L'histoire :
En ce mois de septembre 1347, un navire marchand a quitté Rhodes en mettant le cap sur le sud de l’Italie. A son bord, Baldus, de l’ordre des hospitaliers, a reçu la mission d’escorter et de protéger la cargaison. Ce n’est pas sa première mission, il en a même fait une spécialité. Et rien ne peut plus l’effrayer depuis qu’il a été le seul survivant d’une attaque de turcs, à bord du Buzard, l’année précédente. Soudain, la vigie repère dans la nuit noire un navire à la dérive. Les hospitaliers sortent les grappins et l’abordent. Or à son bord, zéro survivant. Tous semblent avoir péri d’une horrible maladie, qu’ils identifient comme « la pestilence ». Lors de leurs fouilles, Baldus découvre un précieux coffre. A l’intérieur une petite psyché ronde, brillante et précieuse (en or ?), au dos de laquelle se trouve un labyrinthe. Baldus est tellement subjugué qu’il réagit un peu tard à l’attaque des rats qui s’en prennent à ses collègues. Dans la confusion, il leur semble à tous, qu’un cavalier de l’apocalypse les frappe. Baldus en casse son épée en tachant de se défendre. De retour à bord de son navire avec quelques-uns, une tempête prend le relais du chaos. Dans les heures qui suivent, Baldus comprend que l’enfer a changé de navire. Ses frères meurent les uns après les autres et lui-même est la proie de fièvres. Il s’échouera dans les récifs d’un littoral…

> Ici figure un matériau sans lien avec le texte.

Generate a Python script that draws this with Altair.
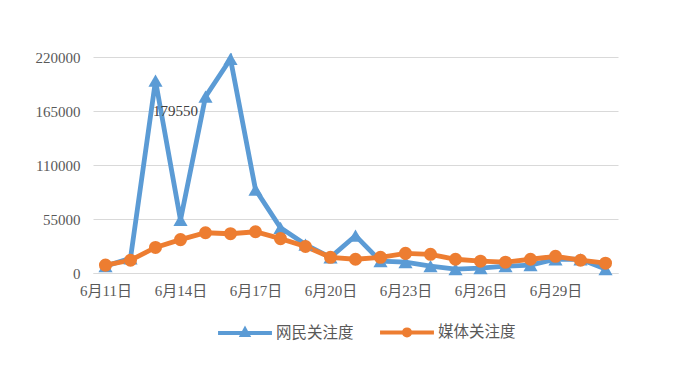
import altair as alt
import pandas as pd

dates = ["6月11日", "6月12日", "6月13日", "6月14日", "6月15日", "6月16日", "6月17日",
         "6月18日", "6月19日", "6月20日", "6月21日", "6月22日", "6月23日", "6月24日",
         "6月25日", "6月26日", "6月27日", "6月28日", "6月29日", "6月30日", "7月1日"]
netizen = [7000, 15000, 196000, 54000, 179550, 218000, 85000, 46000, 29000, 16000,
           38000, 12000, 11000, 7000, 4000, 5000, 7000, 8000, 14000, 14000, 4000]
media = [8000, 13000, 26000, 34000, 41000, 40000, 42000, 35000, 27000, 16000,
         14000, 16000, 20000, 19000, 14000, 12000, 11000, 14000, 17000, 13000, 10000]
series_names = ["网民关注度", "媒体关注度"]
series_colors = ["#5B9BD5", "#ED7D31"]
x_tick_labels = ["6月11日", "6月14日", "6月17日", "6月20日", "6月23日", "6月26日", "6月29日"]
y_ticks = [0, 55000, 110000, 165000, 220000]
label_date = "6月15日"
label_value = 179550

rows = []
for d, v in zip(dates, netizen):
    rows.append({"date": d, "value": v, "series": series_names[0]})
for d, v in zip(dates, media):
    rows.append({"date": d, "value": v, "series": series_names[1]})
df = pd.DataFrame(rows)
label_df = pd.DataFrame({"date": [label_date], "value": [label_value], "text": [str(label_value)]})

FONT = "Liberation Serif, Noto Sans CJK SC"
GRAY = "#595959"

x_enc = alt.X("date:O", sort=dates, title=None,
              scale=alt.Scale(type="point", padding=0.5),
              axis=alt.Axis(values=x_tick_labels, labelAngle=0, ticks=False,
                            domainColor="#D9D9D9", domainWidth=1.2,
                            labelPadding=10, labelFont=FONT, labelFontSize=15,
                            labelColor=GRAY, grid=False))
y_enc = alt.Y("value:Q", title=None,
              scale=alt.Scale(domain=[0, 220000], nice=False),
              axis=alt.Axis(values=y_ticks, format="d", ticks=False, domain=False,
                            gridColor="#D9D9D9", gridWidth=1.2, labelPadding=13,
                            labelFont=FONT, labelFontSize=15, labelColor=GRAY))
color_scale = alt.Scale(domain=series_names, range=series_colors)

base = alt.Chart(df)

tri_path = "M-2.45,0H2.45M0,-0.28L0.26,0.2L-0.26,0.2Z"
circ_path = "M-2.45,0H2.45M0.28,0A0.28,0.28,0,1,1,-0.28,0A0.28,0.28,0,1,1,0.28,0Z"

legend_layer = base.transform_filter("datum.value < 0").mark_point(filled=True, opacity=1).encode(
    x=x_enc, y=y_enc,
    color=alt.Color("series:N", scale=color_scale,
                    legend=alt.Legend(title=None, orient="none", direction="horizontal",
                                      legendX=139, legendY=262,
                                      symbolSize=484, symbolStrokeWidth=4,
                                      labelOffset=18, columnPadding=18,
                                      labelFont=FONT, labelFontSize=15.5, labelColor=GRAY)),
    shape=alt.Shape("series:N", scale=alt.Scale(domain=series_names, range=[tri_path, circ_path])),
)

lines = base.mark_line(strokeWidth=4.8).encode(
    x=x_enc, y=y_enc,
    color=alt.Color("series:N", scale=color_scale, legend=None),
)

pts_blue = base.transform_filter(alt.datum.series == series_names[0]).mark_point(
    filled=True, opacity=1, size=200, shape="triangle-up"
).encode(x=x_enc, y=y_enc, color=alt.Color("series:N", scale=color_scale, legend=None))

pts_orange = base.transform_filter(alt.datum.series == series_names[1]).mark_point(
    filled=True, opacity=1, size=170, shape="circle"
).encode(x=x_enc, y=y_enc, color=alt.Color("series:N", scale=color_scale, legend=None))

text = alt.Chart(label_df).mark_text(dx=-30, dy=14, font=FONT, fontSize=15, color="#404040").encode(
    x=alt.X("date:O", sort=dates), y=alt.Y("value:Q"), text="text:N"
)

chart = alt.layer(legend_layer, lines, pts_blue, pts_orange, text).properties(
    width=525, height=216,
    autosize=alt.AutoSizeParams(type="none"),
    padding={"left": 85, "top": 49, "right": 74, "bottom": 100},
    background="white",
).configure_view(stroke=None)

chart.save("out.html", embed_options={"renderer": "svg", "actions": False})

Ce qu'on en pense sur la planète BD :
Cela fait particulièrement sens d’aborder le sujet des grandes épidémies de l’Histoire, en ces années 2020 et 2021 (et espérons pas au-delà). Le « petit » fléau du covid-19 perturbe tant les rouages de notre humanité, qu’il est intéressant de se remémorer les dégâts causés par un virus bien plus mortel comme la peste, au XIVème siècle. Cédric Simon et Eric Stalner ont donc décoché rapidement la trame de ce diptyque, qui aborde la fameuse pandémie européenne de 1347-1352. A l’époque, en cinq ans, la « peste noire » ou « grande pestilence » a causé 25 millions de morts, soit près de la moitié de la population du continent ! Si le contexte est authentique et qu’il peut aujourd’hui s’appréhender sous un jour documentaire, à l’époque les gens du peuple n’avaient qu’un prisme de vue étroit sur cette maladie. Simon nous immerge au cœur du fléau, par l’intermédiaire de deux personnages fictifs : Baldus, jeune templier à bord du navire qui amène la peste en Europe ; et Alixe, une jeune herboriste en fuite, car considérée comme sorcière. Les destins de ces deux-là avancent par chapitres alternés, avant de se rejoindre en tout fin de premier tome. Entre chaque chapitre, les auteurs font des focus didactiques sur ce qu’on vient de suivre, carte de l’Europe à l’appui : qu’était-ce que l’ordre des hospitaliers ? Qui considérait-on comme sorcières ? Quid des flagellants ? Que fut le curieux phénomène des manies dansantes collectives (déjà abordées dans la BD Entrez dans la danse). La trame narrative évite tout excès de didactisme, se concentrant plutôt sur le ressenti des quidams de l’époque, qui traduisaient le moindre fait en châtiment divin, en superstitions. Dès lors, les réactions sont montrées particulièrement exacerbées – fallait-il assurément l’être pour égorger collectivement tout un régiment ou lapider « gratuitement » une femme. Bref, on se rassure soudain, en 2021, que l’humanité ait évolué jusqu’à des institutions protectrices, quoiqu’imparfaites. Dans ce premier opus, qui bénéficie toujours de la mise en scène « romantique » (bien que tragique) de Stalner, avec des décors régulièrement sur doubles planches et des personnages expressifs, les destins de Baldus et d’Alixe convergent et la peste se répand indubitablement. Elle prendra assurément toute son ampleur dans le volume à venir.